>> Begin

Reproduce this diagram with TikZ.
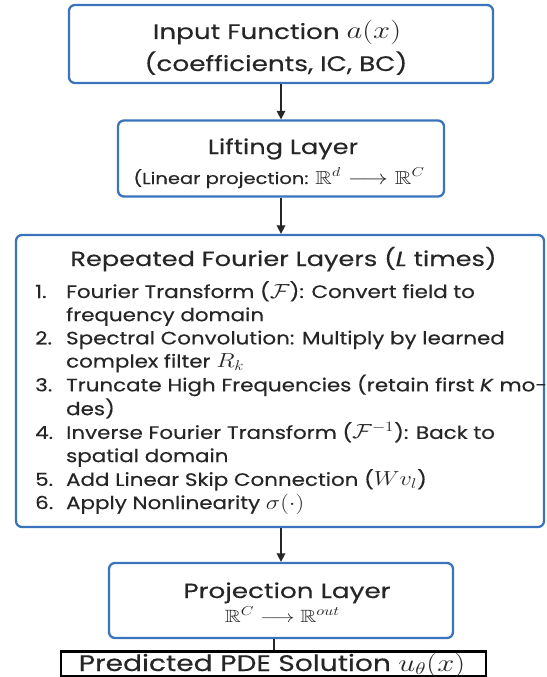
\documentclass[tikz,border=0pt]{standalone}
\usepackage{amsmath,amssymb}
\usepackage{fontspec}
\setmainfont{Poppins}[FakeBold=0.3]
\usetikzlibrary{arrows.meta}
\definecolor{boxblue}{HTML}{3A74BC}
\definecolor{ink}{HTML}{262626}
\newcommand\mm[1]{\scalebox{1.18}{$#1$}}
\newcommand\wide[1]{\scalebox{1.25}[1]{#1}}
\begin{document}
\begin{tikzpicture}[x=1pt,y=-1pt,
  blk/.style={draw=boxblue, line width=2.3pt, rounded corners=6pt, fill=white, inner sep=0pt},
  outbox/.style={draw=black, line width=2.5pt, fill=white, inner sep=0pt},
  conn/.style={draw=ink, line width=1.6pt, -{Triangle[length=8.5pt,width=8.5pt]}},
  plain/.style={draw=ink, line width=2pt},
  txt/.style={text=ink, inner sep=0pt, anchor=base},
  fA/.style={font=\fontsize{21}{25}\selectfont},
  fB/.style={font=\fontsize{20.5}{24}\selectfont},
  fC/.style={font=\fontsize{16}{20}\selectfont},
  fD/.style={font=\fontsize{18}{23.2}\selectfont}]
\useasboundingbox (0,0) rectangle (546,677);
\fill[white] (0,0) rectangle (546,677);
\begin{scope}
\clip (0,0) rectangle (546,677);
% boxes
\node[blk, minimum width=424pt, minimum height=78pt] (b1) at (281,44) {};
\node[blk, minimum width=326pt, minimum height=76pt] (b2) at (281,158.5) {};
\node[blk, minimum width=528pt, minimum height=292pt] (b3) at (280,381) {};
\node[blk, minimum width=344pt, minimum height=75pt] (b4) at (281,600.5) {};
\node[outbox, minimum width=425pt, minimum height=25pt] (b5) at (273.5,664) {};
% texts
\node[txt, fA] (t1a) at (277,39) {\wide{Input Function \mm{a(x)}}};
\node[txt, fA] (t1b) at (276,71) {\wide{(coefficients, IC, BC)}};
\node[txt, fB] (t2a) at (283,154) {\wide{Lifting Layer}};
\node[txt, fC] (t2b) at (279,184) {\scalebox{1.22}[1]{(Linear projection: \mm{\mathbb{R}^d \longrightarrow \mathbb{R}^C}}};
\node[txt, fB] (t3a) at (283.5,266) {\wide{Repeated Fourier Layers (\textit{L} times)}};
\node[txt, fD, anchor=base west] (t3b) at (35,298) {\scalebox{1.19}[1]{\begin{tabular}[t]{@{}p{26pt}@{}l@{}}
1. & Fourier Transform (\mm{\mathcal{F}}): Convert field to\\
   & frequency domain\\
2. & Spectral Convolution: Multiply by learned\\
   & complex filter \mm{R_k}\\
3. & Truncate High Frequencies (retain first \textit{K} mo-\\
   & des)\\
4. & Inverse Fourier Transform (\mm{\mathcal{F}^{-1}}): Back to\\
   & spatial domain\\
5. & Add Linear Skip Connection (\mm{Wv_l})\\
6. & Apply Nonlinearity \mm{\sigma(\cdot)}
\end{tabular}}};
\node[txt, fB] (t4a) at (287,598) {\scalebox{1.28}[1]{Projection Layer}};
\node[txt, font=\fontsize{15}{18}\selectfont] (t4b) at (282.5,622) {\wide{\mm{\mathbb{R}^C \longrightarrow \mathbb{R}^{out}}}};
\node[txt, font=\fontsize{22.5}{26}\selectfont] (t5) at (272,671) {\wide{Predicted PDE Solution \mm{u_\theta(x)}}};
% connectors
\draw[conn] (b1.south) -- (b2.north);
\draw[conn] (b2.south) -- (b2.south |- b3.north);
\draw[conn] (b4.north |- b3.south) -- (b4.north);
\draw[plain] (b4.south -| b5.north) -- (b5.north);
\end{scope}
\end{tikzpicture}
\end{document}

>> End

THE EXERCISE:
Omit every picture, then reproduce the rest of the listing exactly.

COMPLETED EXERCISE:
Reproduce this diagram with TikZ.
\documentclass[tikz,border=0pt]{standalone}
\usepackage{amsmath,amssymb}
\usepackage{fontspec}
\setmainfont{Poppins}[FakeBold=0.3]
\usetikzlibrary{arrows.meta}
\definecolor{boxblue}{HTML}{3A74BC}
\definecolor{ink}{HTML}{262626}
\newcommand\mm[1]{\scalebox{1.18}{$#1$}}
\newcommand\wide[1]{\scalebox{1.25}[1]{#1}}
\begin{document}
\begin{tikzpicture}[x=1pt,y=-1pt,
  blk/.style={draw=boxblue, line width=2.3pt, rounded corners=6pt, fill=white, inner sep=0pt},
  outbox/.style={draw=black, line width=2.5pt, fill=white, inner sep=0pt},
  conn/.style={draw=ink, line width=1.6pt, -{Triangle[length=8.5pt,width=8.5pt]}},
  plain/.style={draw=ink, line width=2pt},
  txt/.style={text=ink, inner sep=0pt, anchor=base},
  fA/.style={font=\fontsize{21}{25}\selectfont},
  fB/.style={font=\fontsize{20.5}{24}\selectfont},
  fC/.style={font=\fontsize{16}{20}\selectfont},
  fD/.style={font=\fontsize{18}{23.2}\selectfont}]
\useasboundingbox (0,0) rectangle (546,677);
\fill[white] (0,0) rectangle (546,677);
\begin{scope}
\clip (0,0) rectangle (546,677);
% boxes
\node[blk, minimum width=424pt, minimum height=78pt] (b1) at (281,44) {};
\node[blk, minimum width=326pt, minimum height=76pt] (b2) at (281,158.5) {};
\node[blk, minimum width=528pt, minimum height=292pt] (b3) at (280,381) {};
\node[blk, minimum width=344pt, minimum height=75pt] (b4) at (281,600.5) {};
\node[outbox, minimum width=425pt, minimum height=25pt] (b5) at (273.5,664) {};
% texts
\node[txt, fA] (t1a) at (277,39) {\wide{Input Function \mm{a(x)}}};
\node[txt, fA] (t1b) at (276,71) {\wide{(coefficients, IC, BC)}};
\node[txt, fB] (t2a) at (283,154) {\wide{Lifting Layer}};
\node[txt, fC] (t2b) at (279,184) {\scalebox{1.22}[1]{(Linear projection: \mm{\mathbb{R}^d \longrightarrow \mathbb{R}^C}}};
\node[txt, fB] (t3a) at (283.5,266) {\wide{Repeated Fourier Layers (\textit{L} times)}};
\node[txt, fD, anchor=base west] (t3b) at (35,298) {\scalebox{1.19}[1]{\begin{tabular}[t]{@{}p{26pt}@{}l@{}}
1. & Fourier Transform (\mm{\mathcal{F}}): Convert field to\\
   & frequency domain\\
2. & Spectral Convolution: Multiply by learned\\
   & complex filter \mm{R_k}\\
3. & Truncate High Frequencies (retain first \textit{K} mo-\\
   & des)\\
4. & Inverse Fourier Transform (\mm{\mathcal{F}^{-1}}): Back to\\
   & spatial domain\\
5. & Add Linear Skip Connection (\mm{Wv_l})\\
6. & Apply Nonlinearity \mm{\sigma(\cdot)}
\end{tabular}}};
\node[txt, fB] (t4a) at (287,598) {\scalebox{1.28}[1]{Projection Layer}};
\node[txt, font=\fontsize{15}{18}\selectfont] (t4b) at (282.5,622) {\wide{\mm{\mathbb{R}^C \longrightarrow \mathbb{R}^{out}}}};
\node[txt, font=\fontsize{22.5}{26}\selectfont] (t5) at (272,671) {\wide{Predicted PDE Solution \mm{u_\theta(x)}}};
% connectors
\draw[conn] (b1.south) -- (b2.north);
\draw[conn] (b2.south) -- (b2.south |- b3.north);
\draw[conn] (b4.north |- b3.south) -- (b4.north);
\draw[plain] (b4.south -| b5.north) -- (b5.north);
\end{scope}
\end{tikzpicture}
\end{document}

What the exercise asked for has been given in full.